In various C.J. Cherryh books, it has been described how the crew in a ship has to be sedated or otherwise put to sleep during hyperspace travel. For the most part, it is alluded, without too much detail, that any person who is conscious during travel through hyperspace will go insane-- sometimes by seeing 'things', if I remember correctly.

Has anyone gone into more detailed explanation of this? And, what is it about hyperdrive that is assumed to make the human mind go insane?

  • 2
    Ha, not just in books by C.J. Cherryh. It's much more common!
    – Mr Lister
    Nov 11, 2012 at 13:08
  • I'll also add Lovecraft's alien geometries, Larry Niven's hyperspace 'blind spot', and Steven King's classic "The Jaunt". TVTropes has more.... Nov 13, 2012 at 19:52
  • Also see the Red Dwarf ep. "Future Echoes". Jan 8, 2013 at 4:52

3 Answers 3


Quote from Tripoint:

The fact was, in jump you were always naked to forces that you didn't understand and that physicists couldn't measure because physicists couldn't measure without instruments, and instruments didn't work there, or at least didn't produce consistent results.

So there's no in-universe hard data. The descriptions/reports of how bad the consequences of jump without trank drugs are seem to vary a lot, from "anyone who does it goes insane" to "it's very unpleasant, but most people recover just fine". IIRC, there's several stories that show the latter (Definitely the first Chanur novel, but I think also Tripoint and Rimrunners), so the former can be seen as in-universe exaggeration. After all, spacer kids grow up being told how important it is to always take trank, so it's no surprise the dangers end up being exaggerated.

Tripoint has many descriptions of what jump (with trank) feels like, and it's basically very much like a dream or psychotropic drug trip, unpredictable and varying in intensity:

But kid or adult, the mind painted its own images on the chaos

It could certainly be described as "seeing things", but still based on what you did or thought about before jump - I don't think there's any indication for or even strong in-universe myths about the "things" actually being any kind of malicious spirits like the warp demons in WH40K.

The drug trip analogy seems to be pretty close, with trank having the effect of drastically reducing the intensity and danger of the trip. In reality, people do develop all kinds of psychoses after particularly bad trips. The main difference is that unlike psychotropic drugs, jumps don't become more dangerous when you do them regularly, at least if you take trank.

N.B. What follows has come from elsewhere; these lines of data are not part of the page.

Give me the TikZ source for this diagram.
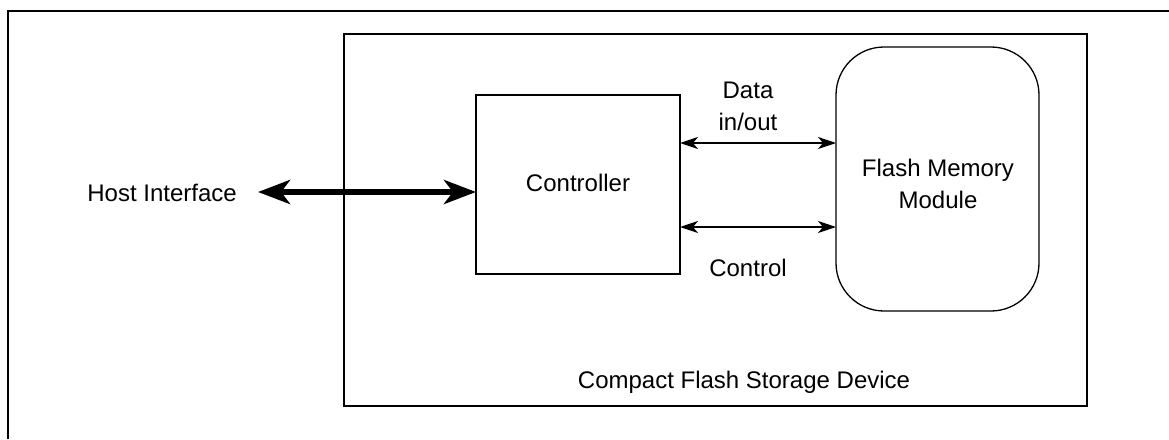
\documentclass[tikz,border=0pt]{standalone}
\usepackage{fontspec}
\setmainfont{Liberation Sans}
\usetikzlibrary{arrows.meta}
\begin{document}
\begin{tikzpicture}[x=1pt,y=-1pt,
  lbl/.style={font=\fontsize{24}{32}\selectfont, inner sep=0pt, align=center},
  frame/.style={line width=2pt},
  thinarrow/.style={line width=1.5pt, {Stealth[length=18pt,width=12pt,inset=5pt]}-{Stealth[length=18pt,width=12pt,inset=5pt]}},
  busarrow/.style={line width=6pt, {Stealth[length=32pt,width=24pt,inset=9pt]}-{Stealth[length=32pt,width=24pt,inset=9pt]}}]
\useasboundingbox (0,0) rectangle (1169,439);
% outer frame (open to the right and bottom)
\draw[frame] (8,439) -- (8,11) -- (1169,11);
% device enclosure
\draw[frame] (344,34) rectangle (1087,406);
\node[lbl] (devlbl) at (744,382) {Compact Flash Storage Device};
% controller block
\draw[frame] (476,95) rectangle (680,274);
\node[lbl] (ctrl) at (578,183) {Controller};
\coordinate (ctrlL) at (476,192);
\coordinate (ctrlT) at (680,143);
\coordinate (ctrlB) at (680,227);
% flash memory block
\draw[line width=1.3pt, rounded corners=48pt] (836,47) rectangle (1039,311);
\node[lbl] (flash) at (938,184) {Flash Memory\\Module};
\coordinate (flashT) at (836,143);
\coordinate (flashB) at (836,227);
% host side
\node[lbl, anchor=east] (host) at (237,193) {Host Interface};
\coordinate (hostE) at (258,192);
\draw[busarrow] (hostE) -- (ctrlL);
% internal buses
\draw[thinarrow] (ctrlT) -- (flashT);
\draw[thinarrow] (ctrlB) -- (flashB);
\node[lbl] (data) at (748,106) {Data\\in/out};
\node[lbl] (control) at (748,268) {Control};
\end{tikzpicture}
\end{document}
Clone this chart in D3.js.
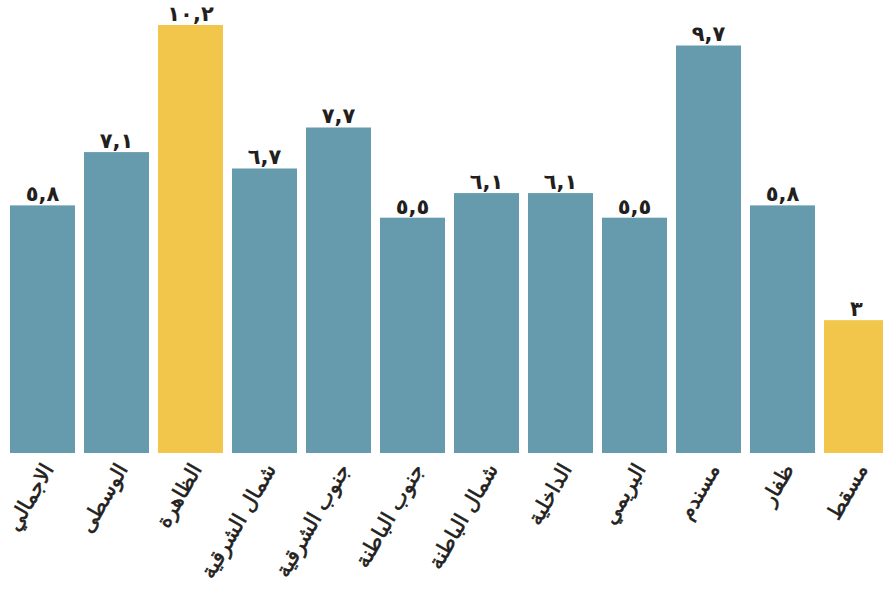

  • Thanks. I always found the concept very intriguing, and have always wondered what the properties of Hyperspace were that would cause this.
    – Keoma
    Nov 13, 2012 at 20:57
  • IIRC, Tripoint finished with the protagonist routinely doing jumps un-tranked and spending ... uh, "quality time" with the spooky pilot who has been doing likewise for ages. Dec 3, 2019 at 14:25

One of the most prominent examples I know of is the film Event Horizon. Another example is the film Supernova. Both deal with FTL travel and (the) insanity resulting from it.

There are also a larger number of sources that touch on the idea of being able to see alternate realities, creatures living in hyperspace that prey on ships, and the dangers of colliding with objects, stars, planets, or gravity wells. While these don't deal with insanity, these stores do explore other possible dangers of hyperspace and FTL travel.


Actually the idea that "there are some things that man was never meant to know!" has a long history in science fiction. Frankenstein was essentially driven mad by the realization of what he had created, something Colin Clive emulated very well when screaming "Its Alive!" HP Lovecraft had many of his protagonists go mad when confronted with the alien reality of the cosmos. In real life things turn out very different. California Indian Ishi who was the last of his primitive tribe living isolated from the modern world didn't even cower in horror when he first saw a modern city. He assumed the buildings were just mountains with dwellings carved into them. He adjusted within a few years to his new environment. A camel riding Bedouin in the Sahara easily adapted to the modern world, becoming a truck driver, a taxi driver and ultimately a prosperous race car driver in Europe. There's something called adaptability. When things get too different the brain interprets what it sees through what it knows. No insanity. Stress levels may increase if the alienness hangs around too long.